A veces se preguntaba de que estaba relleno. Que entrañas serían aquellas que le ocasionaban la felicidad tan seguida de la amargura. La caja de respuestas se llenaba con más preguntas, algunas algo estúpidas, pero otras daban la sensación de que darían por terminada una etapa de su vida. Algo pasó por su cabeza, y se fue, y regresó. El humo de un cigarro era el perfecto aliado cuando su cabeza no podía quedarse en blanco. Se preguntó si le gustaría tanto subirte a los tejados para poder mirar a los gorriones a los ojos, y hablar con ellos. Hay muchas respuestas que se responden con lágrimas en los ojos, otras con abrazos y otras ofreciendo un papel en blanco y un bolígrafo. Se esforzaba en crear una metáfora que lo definiera, una de esas metáforas que tanto le gustaban, pero la luz de una pantalla encendida era lo único que contestaba. Buscaba solucionar sus problemas con el tiempo, pero el tiempo le buscaba a él para saber si podía seguir sin él, o le esperaba para que se subiese y poder continuar. La vida es como una carretera con la linea discontinua, a veces te adelantan, y otras adelantas tu. Cogió la pluma y comenzó a dibujar una de éstas linea con los ojos cerrados. Decidió continuarla sin abrirlos y sin separar la punta del papel. No sabe cuanto tardó, ni la tinta que gastó pero cuando abrió los ojos tenía una espalda desnuda que ya había visto antes ante él. Entonces decidió terminar la linea. Hay elecciones que merecen la pena ser lloradas aunque pasen años y años. Son aquellas que pueden hacer que tu vida gire o siga recta y discontinua. ¿Habría llegado ese momento? ¿Sería esa espalda tan perfecta como para girar? Creyó que no. Pero poco más arriba encontró un cuello perfecto para hacerlo.

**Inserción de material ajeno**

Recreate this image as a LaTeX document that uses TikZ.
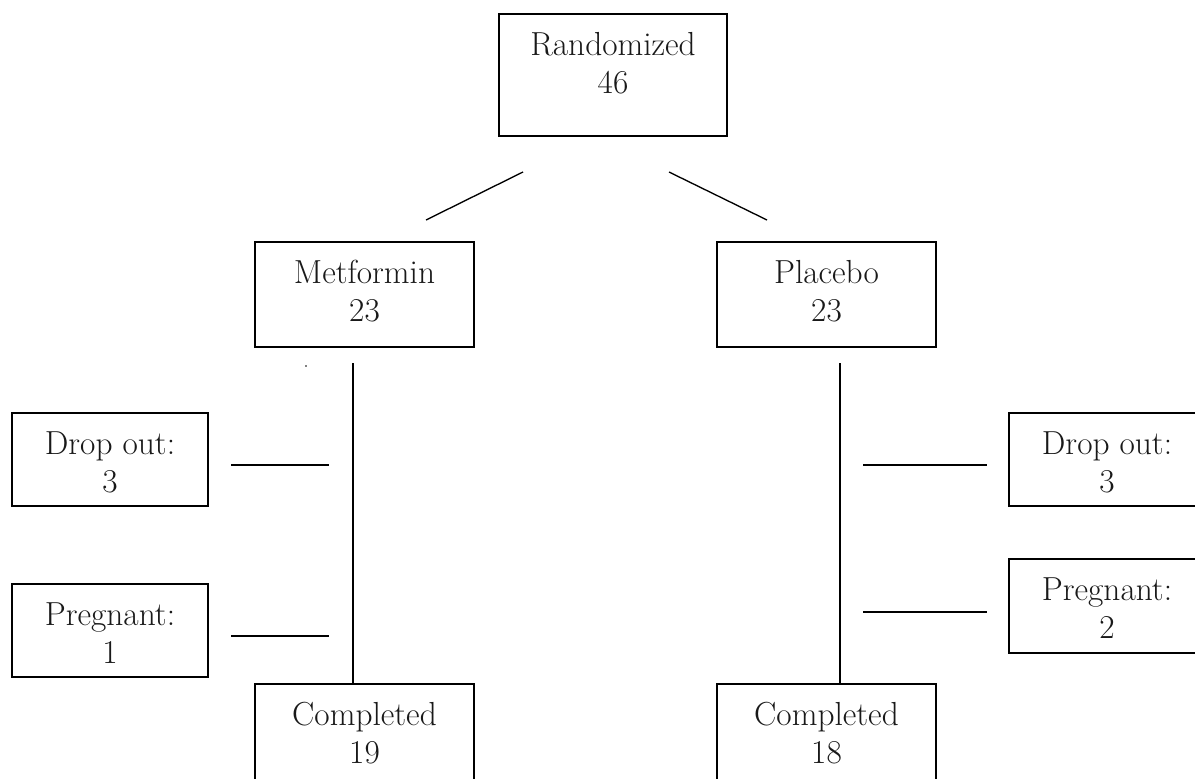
\documentclass[tikz,border=0pt]{standalone}
\newcommand\boxtxt[3]{\parbox[c][#2][t]{#1}{\fontsize{25}{28.5}\selectfont\centering\vspace*{10.8pt}#3\par}}
\tikzset{
  flowbox/.style={draw=black, line width=1.1pt, inner sep=0pt, rectangle, text=black!90},
  link/.style={draw=black, line width=1pt},
}
\begin{document}
\begin{tikzpicture}[x=0.75pt, y=-0.75pt]
\clip (0,0) rectangle (1195,778);
\fill[white] (0,0) rectangle (1195,778);

\node[flowbox] (rand) at (613,75) {\boxtxt{171pt}{91.5pt}{\strut Randomized\\\strut 46}};
\node[flowbox] (met) at (364.5,294.5) {\boxtxt{164.25pt}{78.75pt}{\strut Metformin\\\strut 23}};
\node[flowbox] (pla) at (826.5,294.5) {\boxtxt{164.25pt}{78.75pt}{\strut Placebo\\\strut 23}};
\node[flowbox] (dropL) at (110,459.5) {\boxtxt{147pt}{69.75pt}{\strut Drop out:\\\strut 3}};
\node[flowbox] (pregL) at (110,630.5) {\boxtxt{147pt}{69.75pt}{\strut Pregnant:\\\strut 1}};
\node[flowbox] (dropR) at (1107,459.5) {\boxtxt{147pt}{69.75pt}{\strut Drop out:\\\strut 3}};
\node[flowbox] (pregR) at (1107,606) {\boxtxt{147pt}{70.5pt}{\strut Pregnant:\\\strut 2}};
\node[flowbox] (compL) at (364.5,736.5) {\boxtxt{164.25pt}{78.75pt}{\strut Completed\\\strut 19}};
\node[flowbox] (compR) at (826.5,736.5) {\boxtxt{164.25pt}{78.75pt}{\strut Completed\\\strut 18}};

% free-standing connector ends
\coordinate (dl1) at (523,172);
\coordinate (dl2) at (426,220);
\coordinate (dr1) at (669,172);
\coordinate (dr2) at (767,220);
\coordinate (vl1) at (353,363);
\coordinate (vr1) at (840,363);
\coordinate (hl1a) at (231,465);
\coordinate (hl1b) at (329,465);
\coordinate (hl2a) at (231,636);
\coordinate (hl2b) at (329,636);
\coordinate (hr1a) at (863,465);
\coordinate (hr1b) at (987,465);
\coordinate (hr2a) at (863,612);
\coordinate (hr2b) at (987,612);

\draw[link] (dl1) -- (dl2);
\draw[link] (dr1) -- (dr2);
\draw[link] (vl1) -- (vl1 |- compL.north);
\draw[link] (vr1) -- (vr1 |- compR.north);
\draw[link] (hl1a) -- (hl1b);
\draw[link] (hl2a) -- (hl2b);
\draw[link] (hr1a) -- (hr1b);
\draw[link] (hr2a) -- (hr2b);

\fill[black] (306,366) circle (0.9);
\end{tikzpicture}
\end{document}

Ver las nubes grises reflejadas en el agua de sus ojos podría convertirse en un recuerdo. El olor a vainilla o el sabor del café podrían quedarse en lo más alto del tejado después de que bajase. La pluma tambaleó. Las respuestas no llegaban, tal vez las preguntas eran erróneas. Tal vez ya no tiene que importar que el tiempo le metiera prisa. Que se fuera si no quería esperar. Cuantos atardeceres podría tener el día si seguía pintando, o cuantos perecerían... donde estaba la respuesta, se preguntaba. Veía tan lejana la posibilidad de que la tinta se acabase, sin embargo, el tintero estaba a punto de terminarse. Le gustaba demasiado esa sensación. Le gustaba demasiado la forma que iba apareciendo cuando abría los ojos, tras un beso, como se enfocaba un rostro oscuro hasta hace dos segundos. Como unos ojos se juntaban formando un océano, y se separaban como hizo Moisés con el Mar Rojo. Le gustaba imaginarse que alguna mañana amanecería con ella tumbada a su lado, de espaldas, con el pelo revuelto que se peinaba con un simple golpe de cabeza, y con el momento en el que se diera cuenta que tenía la mano sobre su pecho, y que llevaba así toda la noche sin que nadie se diera cuenta. Cosas que podían pasar del perfecto cuento de hadas a los dominios del Cancerbero.

Y mientras, seguía buscando la metáfora perfecta para describirlo.